The day is beginning to stretch on and we're finding our way together. Sitting to write eases the tension I feel and I'm grateful to be able to share it with you. I wonder how you're settling into your new home in Austin. Hoping this email finds you fulfilled and in joy.
Mahalo and Peace from Kauai,
Shey
I re-read these words with tears in my eyes. Because when I wrote them, I didn’t know that my friend, Cody had already found his place beside my brother on the other side of the veil. I didn’t know that just a few short days after his last email to me in April, the one where he described the ceremonial candle he’d lit before journeying to Hawaii, he would be lost to this world. I didn’t know that when I wrote to him, I was actually writing to his mother who would never again get to hold her son in her arms. Cody died in a tragic accident on the cliffs of Oahu, just one island over from the one I was on thousands of miles into the wild Pacific ocean.

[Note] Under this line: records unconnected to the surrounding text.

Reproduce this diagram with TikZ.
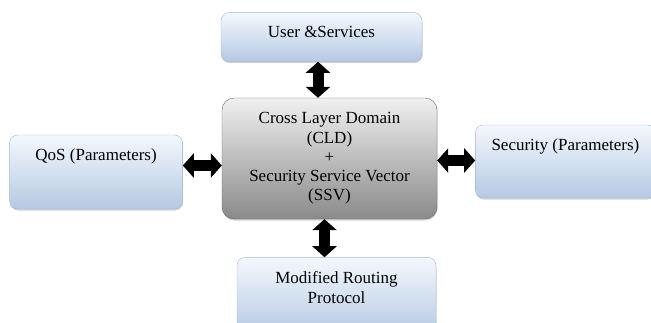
\documentclass[tikz,border=0pt]{standalone}
\usepackage{fontspec}
\setmainfont{Liberation Serif}
\usepackage{xcolor}
\usetikzlibrary{positioning, arrows.meta, shadows}
\definecolor{bluetop}{HTML}{F4F8FD}
\definecolor{bluebot}{HTML}{B4C9E3}
\definecolor{blueline}{HTML}{9FB8D6}
\definecolor{greytop}{HTML}{F0F0F0}
\definecolor{greybot}{HTML}{8A8A8A}
\tikzset{
    bnode/.style = {rounded corners=8pt, draw=blueline, top color=bluetop, bottom color=bluebot,
                    drop shadow={shadow xshift=0.5pt, shadow yshift=-1.5pt, opacity=0.35}},
    cnode/.style = {rounded corners=12pt, draw=black!60, top color=greytop, bottom color=greybot,
                    drop shadow={shadow xshift=0.5pt, shadow yshift=-1.5pt, opacity=0.35},
                    minimum width=215pt, minimum height=121pt, align=center},
    toptext/.style = {anchor=north, yshift=-10pt, align=center},
    dblarrow/.style = {line width=11pt, {Triangle[width=24pt, length=11pt]}-{Triangle[width=24pt, length=11pt]}}
}

\begin{document}
\begin{tikzpicture}[x=1pt, y=1pt, font=\fontsize{17}{19.3}\selectfont]
\useasboundingbox (0,0) rectangle (651,-322);
\node[cnode] (cld) at (329.5,-158.5) {Cross Layer Domain\\(CLD)\\+\\Security Service Vector\\(SSV)};
\node[bnode, minimum width=201pt, minimum height=49pt, above=36pt of cld, xshift=-8pt,
      label={[toptext]north:User \&Services}] (user) {};
\node[bnode, minimum width=173pt, minimum height=74pt, left=39pt of cld, yshift=-13.5pt,
      label={[toptext]north:QoS (Parameters)}] (qos) {};
\node[bnode, minimum width=180pt, minimum height=73pt, right=38pt of cld, yshift=-3pt,
      label={[toptext]north:Security (Parameters)}] (sec) {};
\node[bnode, minimum width=199pt, minimum height=78pt, below=38pt of cld, xshift=7pt,
      label={[toptext, yshift=-1pt]north:Modified Routing\\Protocol}] (mrp) {};
% arrows between the boxes
\draw[dblarrow] ([xshift=-11.5pt]cld.north) -- ([xshift=-11.5pt]cld.north |- user.south);
\draw[dblarrow] ([xshift=-5pt]cld.south) -- ([xshift=-5pt]cld.south |- mrp.north);
\draw[dblarrow] ([yshift=-7pt]cld.west) -- ([yshift=-7pt]cld.west -| qos.east);
\draw[dblarrow] ([yshift=-2pt]cld.east) -- ([yshift=-2pt]cld.east -| sec.west);
\end{tikzpicture}
\end{document}
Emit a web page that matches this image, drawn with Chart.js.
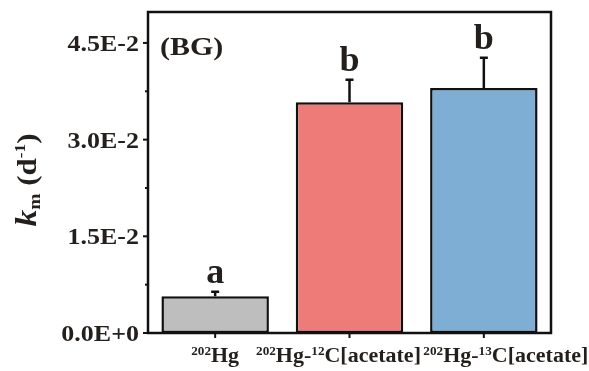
<!DOCTYPE html>
<html>
<head>
<meta charset="utf-8">
<script src="https://cdn.jsdelivr.net/npm/chart.js@4/dist/chart.umd.min.js"></script>
<style>
  html, body { margin: 0; padding: 0; background: #fff; }
  #wrap { width: 589px; height: 371px; }
</style>
</head>
<body>
<div id="wrap"><canvas id="c" width="589" height="371"></canvas></div>
<script>
// Treatments, split into [text, isSuperscript] runs for the axis labels
const categories = ['202Hg', '202Hg-12C[acetate]', '202Hg-13C[acetate]'];
const labelParts = [
  [['202', true], ['Hg', false]],
  [['202', true], ['Hg-', false], ['12', true], ['C[acetate]', false]],
  [['202', true], ['Hg-', false], ['13', true], ['C[acetate]', false]]
];
const kmValues = [0.0057, 0.0358, 0.0380];
const kmErrors = [0.0007, 0.0035, 0.0047];
const groupLetters = ['a', 'b', 'b'];
const barColors = ['#bebebe', '#ee7b78', '#7eaed4'];
const yTicks = [0, 0.015, 0.03, 0.045];
const yMinorTicks = [0.0075, 0.0225, 0.0375];
const panelTag = '(BG)';

const SERIF = '"Liberation Serif", "Times New Roman", serif';
const INK = '#231f1c';
const WIDE = 1.13;               // horizontal stretch of the serif lettering
const labelShift = [0, -11, 22]; // keeps the long category names apart

function sci(v) {
  if (v === 0) return '0.0E+0';
  const e = Math.floor(Math.log10(Math.abs(v)));
  const m = v / Math.pow(10, e);
  return m.toFixed(1) + 'E' + (e < 0 ? '-' : '+') + Math.abs(e);
}

// draw text stretched horizontally by sx; align: 'left' | 'right' | 'center'
function wideText(ctx, text, x, y, font, sx, align) {
  ctx.save();
  ctx.font = font;
  ctx.textAlign = 'left';
  const w = ctx.measureText(text).width * sx;
  let left = x;
  if (align === 'right') left = x - w;
  else if (align === 'center') left = x - w / 2;
  ctx.translate(left, y);
  ctx.scale(sx, 1);
  ctx.fillText(text, 0, 0);
  ctx.restore();
  return w;
}

// total stretched width of a sequence of runs
function runsWidth(ctx, runs, sx) {
  let w = 0;
  runs.forEach(r => { ctx.font = r.font; w += ctx.measureText(r.text).width * sx; });
  return w;
}

const decorations = {
  id: 'decorations',
  afterDatasetsDraw(chart) {
    const ctx = chart.ctx;
    const area = chart.chartArea;
    const x = chart.scales.x, y = chart.scales.y;
    ctx.save();
    ctx.fillStyle = INK;
    ctx.textBaseline = 'alphabetic';

    // upper error whiskers and significance letters
    const meta = chart.getDatasetMeta(0);
    ctx.strokeStyle = '#111';
    ctx.lineWidth = 2.5;
    meta.data.forEach((bar, i) => {
      const cx = bar.x;
      const yTop = y.getPixelForValue(kmValues[i] + kmErrors[i]);
      const yBar = y.getPixelForValue(kmValues[i]);
      ctx.beginPath();
      ctx.moveTo(cx, yBar);
      ctx.lineTo(cx, yTop);
      ctx.moveTo(cx - 4, yTop);
      ctx.lineTo(cx + 4, yTop);
      ctx.stroke();
      wideText(ctx, groupLetters[i], cx, yTop - 9, 'bold 36px ' + SERIF, 1, 'center');
    });

    // frame
    ctx.lineWidth = 2.5;
    ctx.strokeRect(area.left, area.top, area.right - area.left, area.bottom - area.top);

    // y ticks and labels
    ctx.lineWidth = 2;
    yTicks.forEach(v => {
      const py = y.getPixelForValue(v);
      ctx.beginPath(); ctx.moveTo(area.left - 5, py); ctx.lineTo(area.left, py); ctx.stroke();
      wideText(ctx, sci(v), area.left - 9, py + 8, 'bold 23px ' + SERIF, WIDE, 'right');
    });
    yMinorTicks.forEach(v => {
      const py = y.getPixelForValue(v);
      ctx.beginPath(); ctx.moveTo(area.left - 3, py); ctx.lineTo(area.left, py); ctx.stroke();
    });

    // x ticks and category labels with superscripts
    const mainFont = 'bold 20px ' + SERIF;
    const supFont = 'bold 12px ' + SERIF;
    categories.forEach((c, i) => {
      const px = x.getPixelForValue(i);
      ctx.beginPath(); ctx.moveTo(px, area.bottom); ctx.lineTo(px, area.bottom + 5); ctx.stroke();
      const runs = labelParts[i].map(([t, sup]) => ({ text: t, font: sup ? supFont : mainFont, sup }));
      const w = runsWidth(ctx, runs, 1.1);
      let cx = px + labelShift[i] - w / 2;
      runs.forEach(r => {
        cx += wideText(ctx, r.text, cx, r.sup ? 355 : 362, r.font, 1.1, 'left');
      });
    });

    // panel tag
    wideText(ctx, panelTag, 160, 55, 'bold 25px ' + SERIF, 1.2, 'left');

    // y axis title: k_m (d^-1), reading bottom to top
    ctx.save();
    ctx.translate(36, 180);
    ctx.rotate(-Math.PI / 2);
    const segs = [
      { text: 'k', font: 'italic bold 29px ' + SERIF, dy: 0 },
      { text: 'm', font: 'bold 17px ' + SERIF, dy: 4 },
      { text: ' (d', font: 'bold 27px ' + SERIF, dy: 0 },
      { text: '-1', font: 'bold 15px ' + SERIF, dy: -11 },
      { text: ')', font: 'bold 27px ' + SERIF, dy: 0 }
    ];
    const tw = runsWidth(ctx, segs, 1.15);
    let tx = -tw / 2;
    segs.forEach(s => {
      tx += wideText(ctx, s.text, tx, s.dy, s.font, 1.15, 'left');
    });
    ctx.restore();

    ctx.restore();
  }
};

new Chart(document.getElementById('c'), {
  type: 'bar',
  data: {
    labels: categories,
    datasets: [{
      data: kmValues,
      backgroundColor: barColors,
      borderColor: '#111',
      borderWidth: 2.5,
      borderSkipped: false,
      barPercentage: 0.8,
      categoryPercentage: 1.0
    }]
  },
  options: {
    responsive: false,
    animation: false,
    devicePixelRatio: 1,
    layout: { padding: { top: 12, right: 38, left: 0, bottom: 0 } },
    plugins: { legend: { display: false }, tooltip: { enabled: false } },
    scales: {
      x: {
        grid: { display: false },
        border: { display: false },
        ticks: { display: false },
        afterFit(s) { s.height = 38; }
      },
      y: {
        min: 0,
        max: 0.0498,
        grid: { display: false },
        border: { display: false },
        ticks: { display: false },
        afterFit(s) { s.width = 148; }
      }
    }
  },
  plugins: [decorations]
});
</script>
</body>
</html>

When I heard back from Cody’s mom that same day, I was alone on a beach. The news ripped through me with a powerful surge. I raged and cried and shook with the ocean. I couldn’t contain the pain or the hurt or the frank unfairness of it all. But I shared my pain with the sea, the wind, the sand, my family. I let the tears flow. And I kept going to the cliffs. Every morning I rose and stepped forward through the light. I let the wind shift and shake me. Every moment of loss that I felt for Brook and for Cody made me all the more intent on living and leaning into the strength and heat of this one wild, rolling, painful and beautiful life I have. It’s the only way I know.
In parting, here are some words of Cody’s that stood out to me in the single email thread we’ve shared. May they help carry you through these cold days.
I choose to Love Human Kind.
We are, all of us, in this together.